Dance Dance Revolution DVD Game
- North American cover art
- Designers: Imagination Entertainment
- Publishers: Imagination Entertainment
- Publication: NA: 2006; EU: September 2007; AU: 2007;
- Series: Dance Dance Revolution

= Dance Dance Revolution DVD Game =

2006 video game

Dance Dance Revolution DVD Game is a 2006 DVD-based game in the Dance Dance Revolution series (or DDR series) hosted by Roxee, a member of the Australian children's entertainment property, The Funkees. It is unique from other DDR games for a number of reasons. It was the first DDR game not to be developed by the creators of the original series, Konami. The only other non-Konami-developed DDR game is the Disney Channel Edition. To date it remains the only game neither developed nor published by Konami and, perhaps more significantly, it is the only game in the series which lacks input.

==Gameplay==

Although several entries in the Plug-n-Play subseries of DDR games (most notably My First Dance Dance Revolution) featured simplified (2-step) or smaller scale dance pads for children, the 2 dance pads which come bundled with Dance Dance Revolution DVD Game are scaled-back to the point where they no longer allow input to the game. The reason for this could be that as a game intended for players of ages 5 and older, younger players could have technical difficulties in gameplay. Instead, the Dance Dance Revolution DVD Game instruction booklet sets up a subjective scoring system where 1-4 players vote on each other's dance moves (style) and adherence to the rhythm.

==Music==
Dance Dance Revolution DVD Game features 30 unique songs referred to as Dance Sessions. As these songs are played, personal dance instructor Roxee, encourages players to keep up the good work. Roxee is a member of the Australian children's entertainment property, The Funkees.

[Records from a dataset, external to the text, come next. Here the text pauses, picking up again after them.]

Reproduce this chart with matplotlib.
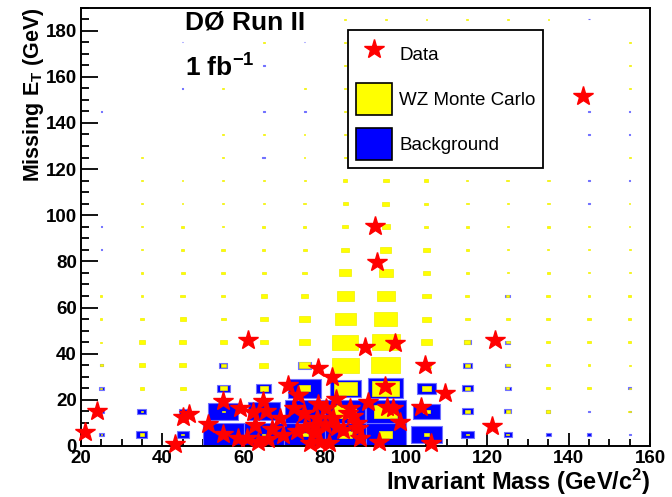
import matplotlib
matplotlib.use("Agg")
import matplotlib.pyplot as plt
from matplotlib.patches import Rectangle, Patch
from matplotlib.lines import Line2D
from matplotlib.ticker import MultipleLocator

plt.rcParams['font.family'] = ['Liberation Sans', 'DejaVu Sans']
plt.rcParams['mathtext.fontset'] = 'custom'
plt.rcParams['mathtext.rm'] = 'Liberation Sans:bold'
plt.rcParams['mathtext.it'] = 'Liberation Sans:bold'
plt.rcParams['mathtext.bf'] = 'Liberation Sans:bold'
plt.rcParams['mathtext.default'] = 'rm'

# Binning: invariant mass (x) and missing ET (y), 10 GeV bins
mass_centers = [25, 35, 45, 55, 65, 75, 85, 95, 105, 115, 125, 135, 145, 155]
met_centers = [5, 15, 25, 35, 45, 55, 65, 75, 85, 95, 105, 115, 125, 135, 145, 155, 165, 175, 185]
bin_w = 10.0
bin_h = 10.0

# Relative bin contents (box size, % of the largest bin); one row per MET bin
wz_mc = [
    [4, 10, 7, 5, 7, 15, 32, 32, 12, 7, 7, 0, 0, 0],
    [4, 7, 7, 7, 10, 12, 54, 57, 15, 12, 10, 10, 0, 7],
    [5, 12, 15, 17, 20, 27, 57, 66, 22, 12, 7, 10, 10, 5],
    [7, 17, 17, 12, 22, 27, 66, 71, 20, 12, 10, 10, 7, 5],
    [5, 17, 17, 17, 20, 27, 64, 69, 25, 15, 10, 10, 10, 7],
    [5, 12, 15, 12, 20, 25, 52, 57, 22, 12, 10, 10, 10, 7],
    [5, 7, 11, 10, 15, 17, 42, 44, 20, 10, 7, 10, 7, 7],
    [0, 7, 10, 10, 10, 12, 30, 34, 17, 7, 5, 7, 5, 5],
    [0, 5, 7, 10, 7, 10, 20, 27, 15, 7, 5, 5, 5, 5],
    [0, 5, 7, 4, 7, 7, 15, 20, 10, 7, 5, 7, 5, 3],
    [0, 3, 4, 6, 5, 7, 12, 17, 10, 7, 5, 7, 0, 3],
    [0, 5, 4, 4, 5, 5, 11, 15, 10, 5, 7, 7, 0, 0],
    [0, 5, 0, 4, 0, 4, 7, 0, 0, 0, 0, 0, 0, 5],
    [0, 0, 0, 4, 4, 4, 5, 0, 0, 0, 0, 0, 0, 0],
    [0, 0, 0, 0, 0, 0, 5, 0, 0, 0, 0, 0, 0, 0],
    [0, 0, 0, 4, 0, 5, 5, 0, 0, 0, 0, 0, 0, 5],
    [0, 0, 0, 0, 0, 0, 5, 0, 0, 0, 0, 0, 0, 5],
    [0, 0, 0, 0, 4, 0, 4, 0, 0, 0, 0, 0, 0, 5],
    [0, 0, 0, 0, 0, 0, 4, 4, 4, 4, 4, 4, 0, 0],
]

background = [
    [12, 27, 30, 100, 100, 100, 100, 100, 74, 32, 20, 12, 10, 5],
    [15, 22, 20, 74, 79, 98, 98, 98, 66, 27, 17, 10, 7, 5],
    [12, 0, 0, 32, 37, 81, 76, 86, 47, 27, 15, 0, 0, 7],
    [7, 0, 0, 20, 0, 30, 0, 0, 0, 22, 12, 0, 0, 0],
    [0, 0, 0, 0, 0, 0, 0, 0, 0, 17, 12, 0, 0, 0],
    [0, 0, 0, 0, 0, 0, 0, 0, 0, 0, 0, 0, 0, 0],
    [0, 0, 0, 0, 0, 0, 0, 0, 0, 0, 12, 0, 0, 0],
    [0, 0, 0, 0, 0, 0, 0, 0, 0, 0, 0, 0, 0, 0],
    [3, 0, 0, 0, 0, 0, 0, 0, 0, 0, 0, 0, 0, 0],
    [3, 0, 0, 0, 0, 0, 0, 0, 0, 0, 0, 0, 0, 0],
    [0, 0, 0, 0, 0, 0, 0, 0, 0, 0, 0, 0, 3, 0],
    [0, 0, 0, 0, 0, 0, 0, 0, 0, 0, 0, 0, 3, 3],
    [0, 0, 0, 0, 7, 0, 0, 0, 0, 0, 0, 0, 0, 0],
    [0, 0, 0, 0, 0, 0, 0, 0, 0, 0, 0, 0, 3, 3],
    [3, 0, 0, 0, 3, 5, 0, 0, 0, 0, 0, 0, 3, 3],
    [0, 0, 3, 0, 0, 0, 0, 0, 0, 0, 0, 0, 0, 0],
    [0, 0, 0, 0, 3, 0, 0, 0, 0, 0, 0, 0, 0, 0],
    [0, 0, 3, 0, 0, 3, 0, 0, 0, 0, 0, 0, 0, 0],
    [0, 0, 0, 0, 0, 0, 0, 0, 0, 0, 0, 0, 3, 0],
]

# Candidate events: invariant mass (GeV/c^2), missing ET (GeV)
data_mass = [21.0, 24.0, 43.1, 45.2, 46.6, 51.3, 54.9, 54.9, 59.1, 58.7,
             61.0, 60.8, 62.4, 64.7, 65.5, 62.8, 63.6, 67.1, 69.0, 69.6,
             71.0, 73.3, 72.5, 74.9, 73.1, 75.0, 78.4, 81.7, 78.2, 80.2,
             82.8, 78.0, 82.0, 77.6, 77.6, 78.8, 81.0, 80.0, 82.9, 84.5,
             85.6, 86.2, 87.0, 87.8, 88.2, 88.7, 89.9, 97.3, 92.3, 92.9,
             94.8, 90.5, 95.2, 96.7, 98.5, 93.4, 104.6, 103.6, 109.6, 106.1,
             121.1, 121.9, 143.4, 76.3, 66.0]
data_met = [6.2, 15.3, 1.0, 12.5, 14.0, 9.6, 19.4, 5.3, 16.3, 3.3,
            46.0, 3.5, 14.9, 19.4, 15.3, 9.1, 1.9, 7.5, 12.3, 4.8,
            26.5, 22.1, 16.5, 14.5, 6.5, 8.4, 33.7, 30.1, 18.0, 16.5,
            20.5, 12.0, 12.0, 9.1, 5.5, 1.9, 1.2, 9.1, 8.4, 6.9,
            14.2, 16.3, 12.9, 9.8, 7.7, 3.5, 43.1, 44.8, 95.4, 79.9,
            25.8, 19.0, 17.1, 16.3, 10.5, 1.9, 35.2, 17.0, 22.9, 1.3,
            8.7, 46.0, 151.5, 1.5, 3.0]

fig = plt.figure(figsize=(6.72, 4.97), dpi=100)
ax = fig.add_axes([81 / 672, 51 / 497, 569 / 672, 438.5 / 497])


def draw_boxes(grid, face, edge, lw, z):
    for j, yc in enumerate(met_centers):
        for i, xc in enumerate(mass_centers):
            v = grid[j][i]
            if v <= 0:
                continue
            f = v / 100.0
            w, h = f * bin_w, f * bin_h
            ax.add_patch(Rectangle((xc - w / 2, yc - h / 2), w, h,
                                   facecolor=face, edgecolor=edge,
                                   linewidth=lw, zorder=z))


draw_boxes(background, '#0000ff', '#7070ff', 0.8, 2)
draw_boxes(wz_mc, '#ffff00', '#f0f000', 0.5, 3)

ax.plot(data_mass, data_met, linestyle='none', marker='*', markersize=15,
        color='#ff0000', markeredgecolor='#ff0000', zorder=5, clip_on=False)

ax.set_xlim(20, 160)
ax.set_ylim(0, 190)
ax.xaxis.set_major_locator(MultipleLocator(20))
ax.xaxis.set_minor_locator(MultipleLocator(5))
ax.yaxis.set_major_locator(MultipleLocator(20))
ax.yaxis.set_minor_locator(MultipleLocator(5))
ax.tick_params(which='both', direction='in', top=False, right=False,
               labelsize=13.5, width=1.3, colors='black')
ax.tick_params(axis='x', which='major', length=9.5, pad=3)
ax.tick_params(axis='x', which='minor', length=5)
ax.tick_params(axis='y', which='major', length=12, pad=3)
ax.tick_params(axis='y', which='minor', length=6)
for lab in ax.get_xticklabels() + ax.get_yticklabels():
    lab.set_fontweight('bold')
for sp in ax.spines.values():
    sp.set_linewidth(1.4)

ax.set_xlabel('Invariant Mass (GeV/c$^{2}$)', loc='right', fontsize=17,
              fontweight='bold', labelpad=0)
ax.set_ylabel('Missing E$_{T}$ (GeV)', loc='top', fontsize=15.5,
              fontweight='bold', labelpad=0)

ax.text(0.183, 0.949, 'DØ Run II', transform=ax.transAxes, fontsize=19,
        fontweight='bold', va='baseline', ha='left')
ax.text(0.183, 0.8415, '1 fb$^{-1}$', transform=ax.transAxes, fontsize=19,
        fontweight='bold', va='baseline', ha='left')

handles = [
    Line2D([], [], linestyle='none', marker='*', markersize=15,
           color='#ff0000'),
    Patch(facecolor='#ffff00', edgecolor='black', linewidth=1.2),
    Patch(facecolor='#0000ff', edgecolor='black', linewidth=1.2),
]
leg = ax.legend(handles, ['Data', 'WZ Monte Carlo', 'Background'],
                loc='upper left', bbox_to_anchor=(348 / 672, 1 - 30 / 497),
                bbox_transform=fig.transFigure, fontsize=13.5,
                handlelength=1.92, handleheight=2.25, labelspacing=0.69,
                borderpad=0.43, handletextpad=0.37, borderaxespad=0,
                fancybox=False, framealpha=1, edgecolor='black')
leg.get_frame().set_linewidth(1.3)
leg.set_zorder(10)

fig.savefig('out.png', dpi=100)
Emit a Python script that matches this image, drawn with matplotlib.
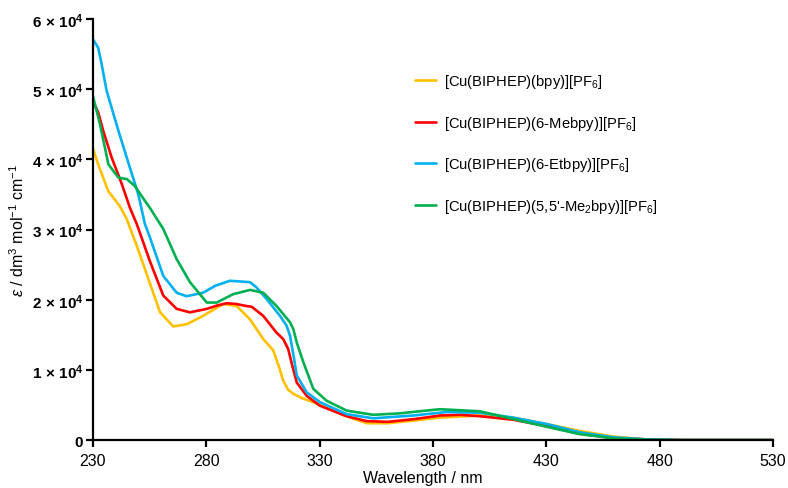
import matplotlib
matplotlib.use("Agg")
import matplotlib.pyplot as plt
import numpy as np

plt.rcParams['font.family'] = ['Liberation Sans', 'DejaVu Sans']
plt.rcParams['mathtext.fontset'] = 'custom'
plt.rcParams['mathtext.rm'] = 'Liberation Sans'
plt.rcParams['mathtext.it'] = 'Liberation Sans:italic'
plt.rcParams['mathtext.bf'] = 'Liberation Sans:bold'

labels = [
    "[Cu(BIPHEP)(bpy)][PF$_6$]",
    "[Cu(BIPHEP)(6-Mebpy)][PF$_6$]",
    "[Cu(BIPHEP)(6-Etbpy)][PF$_6$]",
    "[Cu(BIPHEP)(5,5'-Me$_2$bpy)][PF$_6$]",
]
colors = ['#FFC000', '#FF0000', '#00B0F0', '#00B050']

wl_bpy = [230, 232.3, 236.7, 241.9, 244.9, 249.3, 254.5, 259.6, 265.4, 271.3, 278.6, 287.5, 293.4, 299.3,
          305.1, 309.5, 312, 313.9, 316, 318.4, 322, 327.2, 340, 350.8, 360, 372, 383, 400.7, 415.4, 430,
          444.8, 459.5, 474, 490, 530]
eps_bpy = [4.15, 3.93, 3.55, 3.33, 3.15, 2.77, 2.29, 1.82, 1.62, 1.65, 1.77, 1.94, 1.91, 1.72,
           1.44, 1.28, 1.05, 0.85, 0.72, 0.66, 0.60, 0.54, 0.36, 0.24, 0.24, 0.28, 0.32, 0.35, 0.32, 0.23,
           0.13, 0.05, 0.01, 0, 0]

wl_me = [230, 232.3, 234.5, 238.2, 242.7, 246.3, 249.3, 255.1, 261, 266.9, 272.8, 280.2, 285, 289, 293,
         297.8, 300, 305.1, 311, 313.9, 316.1, 318, 319.9, 324.3, 330.1, 341.9, 350.8, 360, 372, 383,
         392, 400.7, 415.4, 430, 444.8, 459.5, 474, 490, 530]
eps_me = [4.83, 4.67, 4.41, 4.03, 3.65, 3.31, 3.08, 2.55, 2.06, 1.87, 1.82, 1.87, 1.92, 1.95, 1.94,
          1.91, 1.90, 1.77, 1.53, 1.44, 1.30, 1.05, 0.82, 0.63, 0.49, 0.34, 0.27, 0.26, 0.30, 0.35,
          0.36, 0.34, 0.29, 0.20, 0.09, 0.03, 0.01, 0, 0]

wl_et = [230, 232.3, 233.8, 236, 241.2, 246.3, 250, 252.9, 255.1, 261, 266.9, 271.3, 278.6, 284, 290.4,
         295, 299.3, 302, 306.6, 312.5, 315.4, 316.9, 318.5, 319.9, 324.3, 330.1, 341.9, 353.6, 371.3,
         386, 400.7, 415.4, 430, 444.8, 459.5, 474, 490, 530]
eps_et = [5.71, 5.59, 5.36, 4.98, 4.41, 3.88, 3.50, 3.08, 2.89, 2.34, 2.10, 2.05, 2.10, 2.20, 2.27,
          2.26, 2.25, 2.18, 2.01, 1.77, 1.63, 1.49, 1.20, 0.92, 0.68, 0.54, 0.37, 0.31, 0.35,
          0.40, 0.39, 0.32, 0.23, 0.11, 0.04, 0.01, 0, 0]

wl_me2 = [230, 233.1, 236.8, 241.2, 244.9, 248.5, 252.9, 255.1, 258.8, 261, 266.9, 272.8, 280.2, 284.6,
          291.9, 299.3, 305.1, 311, 316.9, 318.4, 319.9, 322.8, 327.2, 333.1, 341.9, 353.6, 365, 383,
          400.7, 415.4, 430, 444.8, 459.5, 474, 490, 530]
eps_me2 = [4.90, 4.50, 3.93, 3.74, 3.72, 3.62, 3.41, 3.31, 3.12, 3.01, 2.58, 2.25, 1.96, 1.96,
           2.08, 2.14, 2.10, 1.91, 1.68, 1.58, 1.39, 1.11, 0.73, 0.56, 0.42, 0.36, 0.38, 0.44,
           0.41, 0.30, 0.19, 0.085, 0.025, 0.005, 0, 0]

xticks = [230, 280, 330, 380, 430, 480, 530]
yticks = [0, 1e4, 2e4, 3e4, 4e4, 5e4, 6e4]
ytick_labels = ["0"] + [r"$\mathbf{%d\,\times\,10^{4}}$" % i for i in range(1, 7)]

fig = plt.figure(figsize=(7.88, 4.89), dpi=100)
ax = fig.add_axes([0.118, 0.098, 0.863, 0.861])

series = [(wl_bpy, eps_bpy), (wl_me, eps_me), (wl_et, eps_et), (wl_me2, eps_me2)]
for (w, e), c, lab in zip(series, colors, labels):
    ax.plot(w, np.array(e) * 1e4, color=c, lw=1.9, label=lab,
            solid_joinstyle='round', solid_capstyle='round')

ax.set_xlim(230, 530)
ax.set_ylim(0, 6e4)
ax.set_xticks(xticks)
ax.set_xticklabels([str(t) for t in xticks], fontsize=11.5)
ax.set_yticks(yticks)
ax.set_yticklabels(ytick_labels, fontsize=11, fontweight='bold')
for s in ['top', 'right']:
    ax.spines[s].set_visible(False)
for s in ['left', 'bottom']:
    ax.spines[s].set_linewidth(1.6)
ax.tick_params(axis='both', direction='out', length=5, width=1.6, colors='black')
ax.tick_params(axis='x', pad=4)
ax.tick_params(axis='y', pad=2)

ax.set_xlabel("Wavelength / nm", fontsize=11.5)
ax.xaxis.set_label_coords(0.485, -0.07)
ax.set_ylabel(r"$\it{\varepsilon}$ / dm$^3$ mol$^{-1}$ cm$^{-1}$", fontsize=11.5, labelpad=3)

leg = ax.legend(loc='upper left', bbox_to_anchor=(0.454, 0.905), frameon=False, fontsize=10.6,
                handlelength=1.4, handletextpad=0.6, labelspacing=1.6)

fig.savefig("out.png", dpi=100)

Dance Sessions featured are listed in the following table:

| Songs from Dance Dance Revolution DVD Game |
|---|
| Jamaican Gingerbread |
| Get Your Groove On |
| Mini Monsta |
| Just Let It Go |
| Starting Over Again |
| Turn Up Ya Rhythm |
| Under Construction |
| Loupe de Loupe |
| Overclocked Tribute |
| Eleven-Twenty-Nine |
| Nitro Scooter |
| Turn It Up |
| Commodore '65 |
| Beyond the Silence |
| Help Me Dr. Dance |
| The Love Returns |
| Feel the Music |
| It's Electrified! |
| Time to Jam |
| Short Stop in Paradise |
| Don't Just Sit There |
| Dust Off the Vinyl |
| Where's My Hero? |
| Red Hat Revival |
| All You Need to Know |
| Escape the Energy |
| Shake Your Body |
| Put It Together |
| Superslider |
| Going Round Again |

==Reception==
Dance Dance Revolution DVD Game was released in 2006 for the North American (NTSC) market and in 2007 for the UK and Australian (PAL) markets. Since its release, sales were lackluster despite earning the National Parenting Center's "Seal of Approval." GameSetWatch's Simon Carless anecdotally suggests that when a player learns that the game mat doesn't have any connection to the DVD player, "a little piece inside of him die[s]." Kotakus Brian Ashcraft emphatically denounced the product as "not a game." Due to its membership in Konami's Dance Dance Revolution series, however, it has been purchased by collectors and investors speculating on future collectible value.